Curated by Philip S. Palmer and Erica Ciallela, “Belle da Costa Greene: A Librarian’s Legacy” consists of nearly two hundred items, from letters, photographs, yearbooks, and board minutes to illuminated manuscripts, jewelry, furniture, and books by Charles Dickens, Oscar Wilde, Elizabeth Barrett Browning, William Butler Yeats, and Dante Alighieri in addition to canvases by Archibald J. Motley Jr., Rembrandt Harmenszoon van Rijn, Ḥabīb-Allāh Mashhadī, Albrecht Dürer, Henri Matisse, Jacques Louis David, and Thomas Gainsborough. Greene’s early holy grail was Thomas Malory’s Le Morte d’Arthur; she was prepared to pay up to $100,000 for the work, printed by William Caxton in 1485, but won it for $42,000 at a 1911 auction.

Re-creation of Belle da Costa Greene’s office is centerpiece of Morgan exhibit (photo by twi-ny/mdr)
Just as MoMA would not be what it is today without Lillie P. Bliss, the Morgan would not be the same without Greene. While at Princeton, she became friends with Morgan’s nephew Junius Spencer Morgan, who collected rare books and who recommended Greene to his uncle; J. P. Morgan hired her as a librarian in 1905, and she was appointed director in 1924. Her starting salary was $75 a month, but she was earning $10,000 a year by 1911.
The show is divided into sixteen sections, from “A Family Identity,” “An Empowering Education,” and “Questioning the Color Line” to “A Life of Her Own: Collector and Socialite,” “A Life of Her Own: Philanthropy and Politics,” and “Black Librarianship.” It details Greene’s childhood, her successful parents, her education, and her friendship with art historians Bernard and Mary Berenson; Greene had a long-term affair with Bernard, who had an open marriage with his wife. Following Morgan’s death in 1913, Greene worked closely with J.P.’s son, Jack, to expand the institution’s holdings. The centerpiece is a re-creation of Greene’s office, with her desk, swivel chair, and card catalog cabinet, all made by Cowtan & Sons, accompanied by a quote from a letter she wrote to Bernard in 1909: “I was busily engaged hunting up particulars of a certain book & half the Library was on my desk.”

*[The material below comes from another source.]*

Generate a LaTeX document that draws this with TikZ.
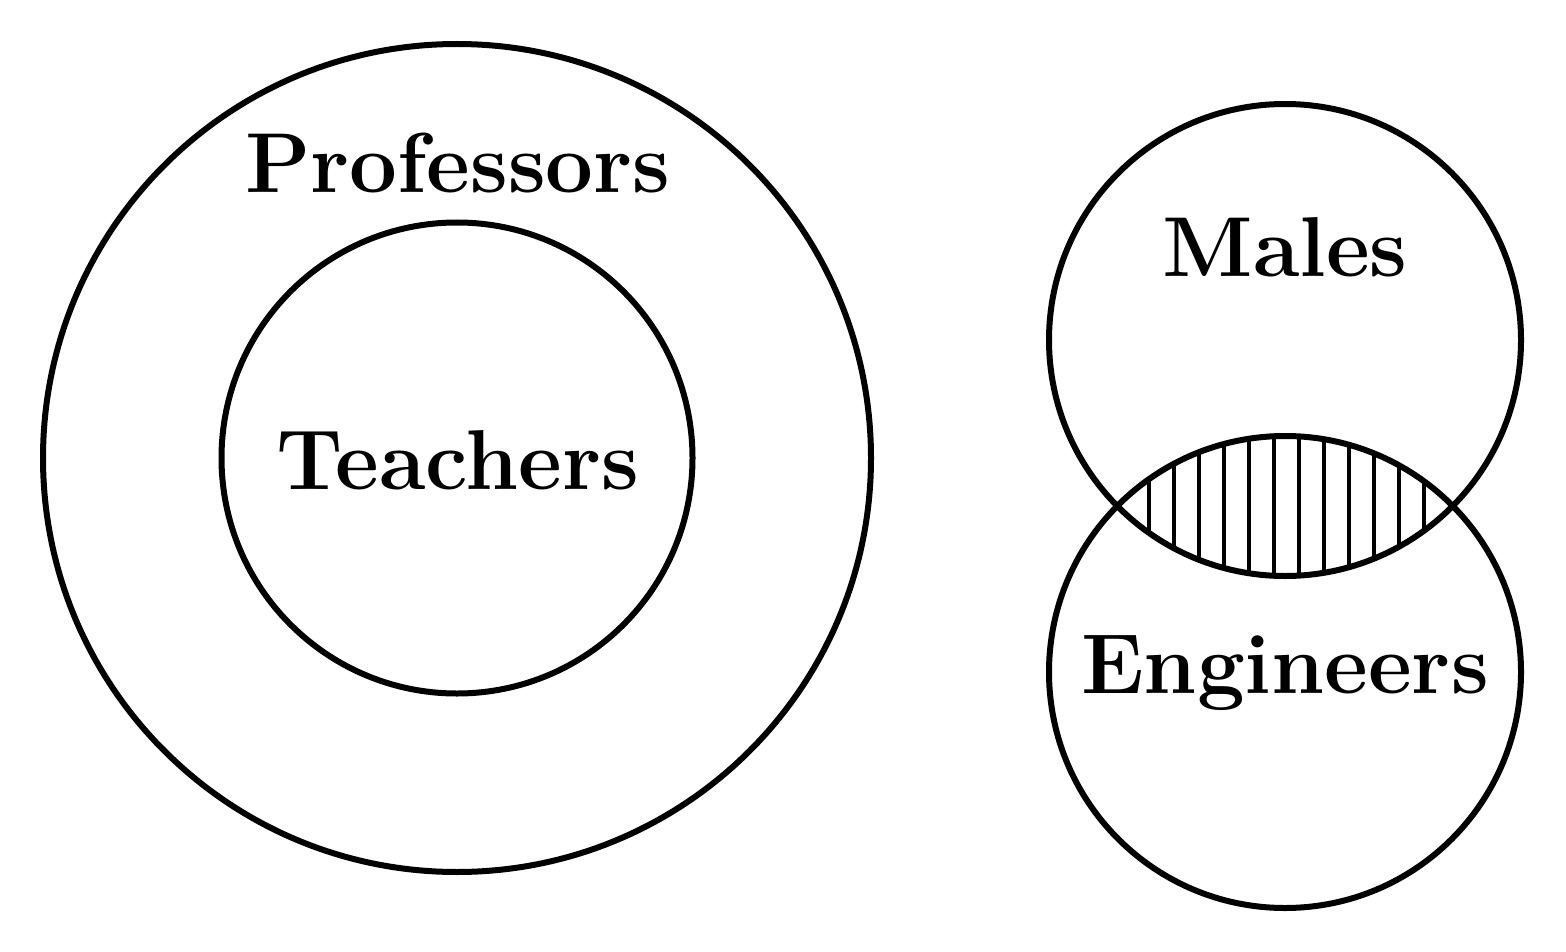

One of the most heart-wrenching parts of the exhibit explores her relationship with her nephew and adopted son, Robert MacKenzie Leveridge, who died tragically in WWII.

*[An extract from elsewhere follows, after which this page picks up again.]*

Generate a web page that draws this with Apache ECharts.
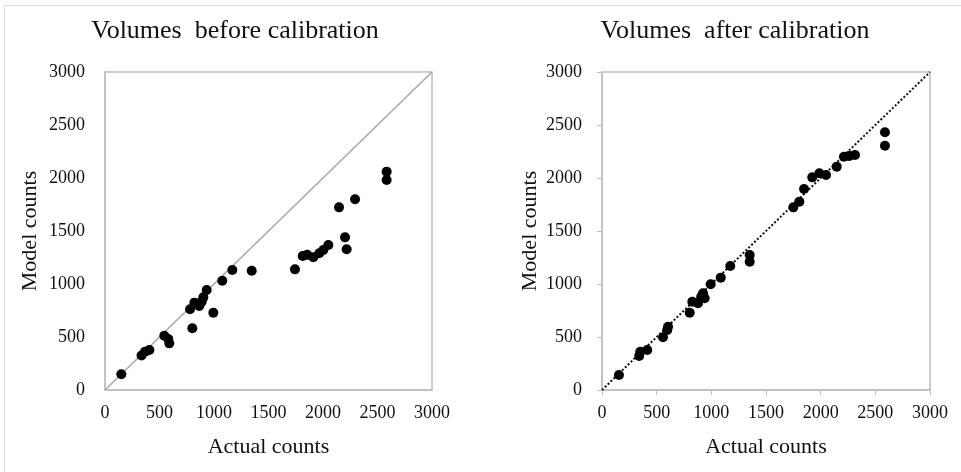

The Morgan show is supplemented by three online sites that offer further information about Greene’s life and career: “Telling the Story of Belle da Costa Greene,” “Belle da Costa Greene and the Women of the Morgan,” and “Belle da Costa Greene’s Letters to Bernard Berenson.”
At the heart of it all is Greene’s dedication to her work. As she also told the Times in 1912, “I just have to accomplish what I set out to do, regardless of who or what is in my way.”
Like Bliss, Greene accomplished all that and more, in her own way.